Do not intervene when:

  • A single trade loses money (that is expected)
  • A single day is red (markets have noise)
  • The bot is trading less frequently than you expected — check the logs to understand why before assuming something is broken
  • You are bored and want to "do something"

Over-intervention is a common mistake. If you manually override a bot every time you feel uneasy, you are no longer running an automated strategy — you are manually trading with extra steps. Trust the strategy you validated, and let it run its course.

Comparing Live vs Simulated Performance

If you run the same bot on both a simulated and a live account, compare their results periodically. The gap between sim and live ROI tells you how much slippage, partial fills, and real-world friction are costing you.

A small gap is normal. A large gap — sim showing 20% ROI while live shows 2% — means something is wrong. The most common causes: the market is less liquid than the sim assumed, your order size is too large for the order book, or exchange fees are higher than expected on that pair.
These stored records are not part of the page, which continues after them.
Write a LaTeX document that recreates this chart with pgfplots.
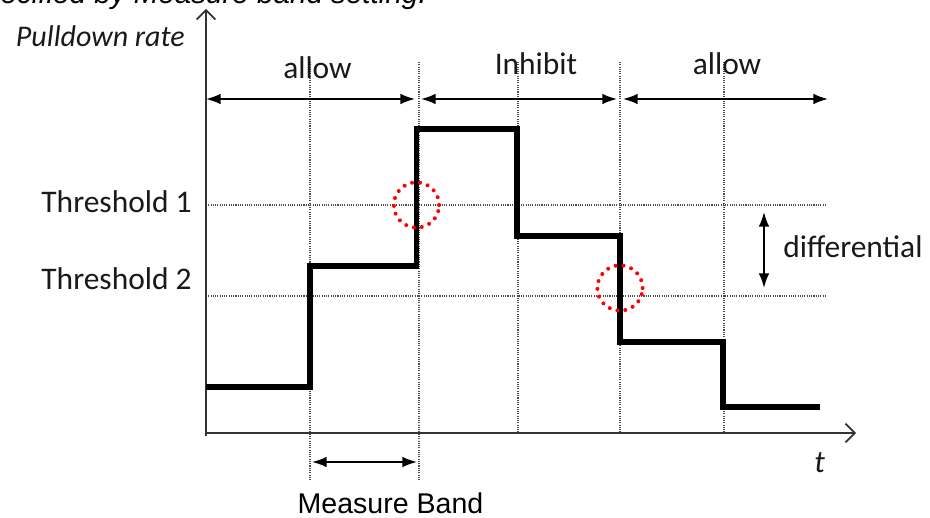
\documentclass[border=0pt]{standalone}
\usepackage{fontspec}
\setmainfont{Carlito}
\newfontfamily\arialfont{Liberation Sans}
\usepackage{pgfplots}
\pgfplotsset{compat=1.18}
\usetikzlibrary{arrows.meta}
\tikzset{
  gridl/.style={black!70, line width=0.9pt, dash pattern=on 0.8pt off 0.9pt},
  arr/.style={black, line width=1.4pt, {Latex[length=11pt,width=8pt]}-{Latex[length=11pt,width=8pt]}},
  txt/.style={inner sep=0pt, font=\fontsize{23.6}{28}\selectfont, text=black!90},
}
\begin{document}
\begin{tikzpicture}
\useasboundingbox (0,0) rectangle (697.5pt,387.75pt);
\begin{axis}[
  at={(0,0)}, anchor=south west,
  x=0.75pt, y=0.75pt,
  xmin=-206, xmax=724, ymin=-84, ymax=433,
  hide axis, clip=false,
]
% grid lines (thresholds)
\addplot[gridl] coordinates {(0,228) (619,228)};
\addplot[gridl] coordinates {(0,137) (619,137)};
% vertical dotted lines
\addplot[gridl] coordinates {(104,371) (104,-47)};
\addplot[gridl] coordinates {(213,371) (213,-47)};
\addplot[gridl] coordinates {(312,371) (312,0)};
\addplot[gridl] coordinates {(414,371) (414,0)};
\addplot[gridl] coordinates {(518,371) (518,0)};
% axes
\addplot[black!80, line width=1.3pt, -{Straight Barb[length=7pt,width=14pt]}] coordinates {(0,-3) (0,424)};
\addplot[black!80, line width=1.3pt, -{Straight Barb[length=7pt,width=14pt]}] coordinates {(0,0) (650,0)};
% step signal
\addplot[black, line width=3.8pt, line join=miter] coordinates {
  (0,46) (104,46) (104,167) (210.5,167) (210.5,304) (311,304) (311,197)
  (414,197) (414,91) (517,91) (517,26) (614,26)};
% red dotted circles
\addplot[only marks, mark=o, mark size=17pt,
  mark options={red, line width=3pt, line cap=round, dash pattern=on 0pt off 6pt}]
  coordinates {(210.5,228) (414,145)};
% range arrows
\addplot[arr] coordinates {(0,334) (209,334)};
\addplot[arr] coordinates {(215,334) (411,334)};
\addplot[arr] coordinates {(417,334) (622,334)};
\addplot[arr] coordinates {(558,221) (558,145)};
\addplot[arr] coordinates {(106,-29) (211,-29)};
% labels
\node[txt, anchor=base east, font=\fontsize{22.5}{26}\selectfont\itshape] at (axis cs:-21,386) {Pulldown rate};
\node[txt, anchor=base] at (axis cs:111.5,354) {allow};
\node[txt, anchor=base] at (axis cs:330,358) {Inhibit};
\node[txt, anchor=base] at (axis cs:521,358) {allow};
\node[txt, anchor=base east] at (axis cs:-14,220) {Threshold 1};
\node[txt, anchor=base east] at (axis cs:-14,143) {Threshold 2};
\node[txt, anchor=base west] at (axis cs:577,175) {differential};
\node[txt, anchor=base west, font=\fontsize{23.6}{28}\selectfont\itshape] at (axis cs:608,-39) {t};
\node[inner sep=0pt, anchor=base, font=\arialfont\fontsize{21.4}{26}\selectfont] at (axis cs:184.5,-80) {Measure Band};
\node[inner sep=0pt, anchor=base east, font=\arialfont\itshape\fontsize{22.2}{26}\selectfont] at (axis cs:221,429) {is specified by Measure band setting.};
\end{axis}
\end{tikzpicture}
\end{document}
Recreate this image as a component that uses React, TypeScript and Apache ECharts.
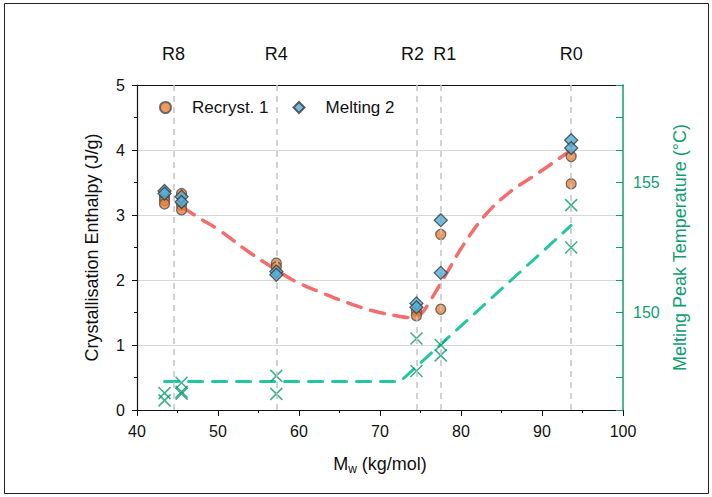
import React, { useEffect, useRef } from "react";
import * as echarts from "echarts";

// Sample positions (Mw, kg/mol) and labels
const refNames = ["R8", "R4", "R2", "R1", "R0"];
const refMw = [44.5, 57.2, 74.5, 77.5, 93.6];

// Recryst. 1 — crystallisation enthalpy (J/g)
const recrystMw = [43.4, 43.4, 43.4, 45.5, 45.5, 45.5, 57.2, 57.2, 74.5, 74.5, 77.5, 77.5, 93.6, 93.6];
const recrystH = [3.27, 3.22, 3.17, 3.33, 3.15, 3.08, 2.26, 2.2, 1.52, 1.45, 2.7, 1.55, 3.9, 3.48];

// Melting 2 — enthalpy (J/g)
const meltMw = [43.4, 43.4, 45.5, 45.5, 57.2, 57.2, 74.5, 74.5, 77.5, 77.5, 93.6, 93.6];
const meltH = [3.37, 3.33, 3.28, 3.2, 2.13, 2.08, 1.64, 1.58, 2.92, 2.11, 4.15, 4.03];

// Melting peak temperature (°C)
const tempMw = [43.4, 43.4, 45.5, 45.5, 45.5, 57.2, 57.2, 74.5, 74.5, 77.5, 77.5, 93.6, 93.6];
const tempT = [146.9, 146.62, 147.3, 146.95, 146.88, 147.56, 146.87, 149.0, 147.75, 148.75, 148.35, 154.13, 152.5];

// Trend curve for enthalpy (red dashed)
const enthFitMw = [45.6, 48, 50, 53.6, 57, 59.7, 62.9, 66, 69, 72, 74, 75, 76.1, 78.3, 80.3, 83, 86, 89.7, 93.6];
const enthFitH = [3.12, 2.93, 2.78, 2.45, 2.17, 1.97, 1.8, 1.65, 1.53, 1.45, 1.42, 1.47, 1.66, 2.12, 2.54, 3.0, 3.35, 3.66, 4.0];

// Trend for temperature (green dashed)
const tempFitMw = [43.4, 72.5, 93.6];
const tempFitT = [147.35, 147.35, 153.35];

const zip = (a: number[], b: number[]) => a.map((v, i) => [v, b[i]]);

const FONT = "'Liberation Sans', Arial, sans-serif";
const GREEN = "#0E9E72";

const labelShift: Record<string, number> = { R2: -4, R1: 4 };

export default function App() {
  const ref = useRef<HTMLDivElement>(null);
  useEffect(() => {
    const chart = echarts.init(ref.current!, undefined, { renderer: "svg" });
    chart.setOption({
      animation: false,
      backgroundColor: "#fff",
      textStyle: { fontFamily: FONT },
      grid: { left: 137, right: 89, top: 85, bottom: 87, containLabel: false },
      graphic: [
        {
          type: "rect",
          shape: { x: 4.5, y: 3.5, width: 704, height: 490 },
          style: { fill: "none", stroke: "#222", lineWidth: 1 },
          silent: true,
        },
      ],
      legend: {
        data: ["Recryst. 1", "Melting 2"],
        left: 159,
        top: 99,
        padding: 0,
        itemWidth: 11,
        itemHeight: 11,
        itemGap: 24,
        textStyle: { fontSize: 17, color: "#111", fontFamily: FONT, padding: [0, 0, 0, 16] },
      },
      xAxis: [
        {
          type: "value",
          min: 40,
          max: 100,
          interval: 10,
          name: "{m|M}{s|w}{m| (kg/mol)}",
          nameLocation: "middle",
          nameGap: 42,
          nameTextStyle: {
            rich: {
              m: { fontSize: 18, color: "#111", fontFamily: FONT },
              s: { fontSize: 12, color: "#111", fontFamily: FONT, padding: [11, 0, 0, 0] },
            },
          },
          axisLine: { show: true, onZero: false, lineStyle: { color: "#111", width: 1.2 } },
          axisTick: { show: true, inside: false, length: 6, lineStyle: { color: "#111" } },
          minorTick: { show: true, splitNumber: 2, length: 3, lineStyle: { color: "#111" } },
          axisLabel: { fontSize: 16, color: "#111", margin: 13, fontFamily: FONT },
          splitLine: { show: false },
        },
        {
          type: "value",
          min: 40,
          max: 100,
          position: "top",
          axisLine: { show: true, onZero: false, lineStyle: { color: "#111", width: 1.2 } },
          axisTick: { show: false },
          axisLabel: { show: false },
          splitLine: { show: false },
        },
      ],
      yAxis: [
        {
          type: "value",
          min: 0,
          max: 5,
          interval: 1,
          name: "Crystallisation Enthalpy (J/g)",
          nameLocation: "middle",
          nameGap: 36,
          nameTextStyle: { fontSize: 18, color: "#111", fontFamily: FONT },
          axisLine: { show: true, onZero: false, lineStyle: { color: "#111", width: 1.2 } },
          axisTick: { show: true, inside: false, length: 5, lineStyle: { color: "#111" } },
          minorTick: { show: true, splitNumber: 2, length: 3, lineStyle: { color: "#111" } },
          axisLabel: { fontSize: 16, color: "#111", margin: 12, fontFamily: FONT },
          splitLine: { show: true, lineStyle: { color: "#d8d8d8", width: 1 } },
        },
        {
          type: "value",
          min: 146.25,
          max: 158.75,
          interval: 1.25,
          position: "right",
          name: "Melting Peak Temperature (°C)",
          nameLocation: "middle",
          nameRotate: 90,
          nameGap: 47,
          nameTextStyle: { fontSize: 18, color: GREEN, fontFamily: FONT },
          axisLine: { show: true, onZero: false, lineStyle: { color: GREEN, width: 1.5 } },
          axisTick: { show: true, inside: true, length: 7, lineStyle: { color: GREEN } },
          axisLabel: {
            fontSize: 16,
            color: GREEN,
            margin: 10,
            fontFamily: FONT,
            formatter: (v: number) => (Math.abs(v - 150) < 1e-6 || Math.abs(v - 155) < 1e-6 ? String(Math.round(v)) : ""),
          },
          splitLine: { show: false },
        },
      ],
      series: [
        {
          name: "enthalpy trend",
          type: "line",
          data: zip(enthFitMw, enthFitH),
          smooth: 0.4,
          showSymbol: false,
          symbol: "none",
          silent: true,
          z: 1,
          lineStyle: { color: "#F46C6C", width: 3.5, type: [14, 10], cap: "round" },
          markLine: {
            silent: true,
            symbol: ["none", "none"],
            lineStyle: { color: "#c4c4c4", type: [6, 5], width: 1.5 },
            label: {
              show: true,
              position: "end",
              formatter: "{b}",
              fontSize: 18,
              color: "#111",
              fontFamily: FONT,
              distance: 22,
            },
            data: refNames.map((n, i) => ({
              name: n,
              xAxis: refMw[i],
              label: { offset: [labelShift[n] || 0, 0] },
            })),
          },
        },
        {
          name: "temperature trend",
          type: "line",
          yAxisIndex: 1,
          data: zip(tempFitMw, tempFitT),
          showSymbol: false,
          symbol: "none",
          silent: true,
          z: 1,
          lineStyle: { color: "#22C7A2", width: 3, type: [14, 10], cap: "round" },
        },
        {
          name: "Tm",
          type: "scatter",
          yAxisIndex: 1,
          data: zip(tempMw, tempT),
          symbol: "path://M0,0L10,10M10,0L0,10",
          symbolSize: 12,
          itemStyle: { color: "transparent", borderColor: GREEN, borderWidth: 1.6 },
          z: 3,
        },
        {
          name: "Recryst. 1",
          type: "scatter",
          data: zip(recrystMw, recrystH),
          symbol: "circle",
          symbolSize: 10,
          itemStyle: { color: "#E8823C", borderColor: "#505050", borderWidth: 1.3 },
          z: 4,
        },
        {
          name: "Melting 2",
          type: "scatter",
          data: zip(meltMw, meltH),
          symbol: "diamond",
          symbolSize: 13,
          itemStyle: { color: "#52AED8", borderColor: "#3a3a3a", borderWidth: 1.3 },
          z: 5,
        },
      ],
    });
    return () => chart.dispose();
  }, []);
  return (
    <div
      ref={ref}
      style={{ position: "fixed", left: 0, top: 0, width: 712, height: 497, background: "#fff" }}
    />
  );
}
Use this comparison to size your positions realistically. If live underperforms sim by 5% ROI on average, factor that into your expectations.

Regular Review Cadence

Set a rhythm:

  • Daily (2 minutes): Check dashboard for failed orders and unusual PnL swings
  • Weekly (15 minutes): Review performance metrics, compare against backtest baselines, check logs for patterns
  • Monthly (30 minutes): Full review. Compare live vs sim performance, assess whether the strategy still fits current market conditions, decide whether to adjust or replace

This cadence keeps you informed without making monitoring a full-time job. The bot does the trading — your job is to make sure the bot is doing what you built it to do.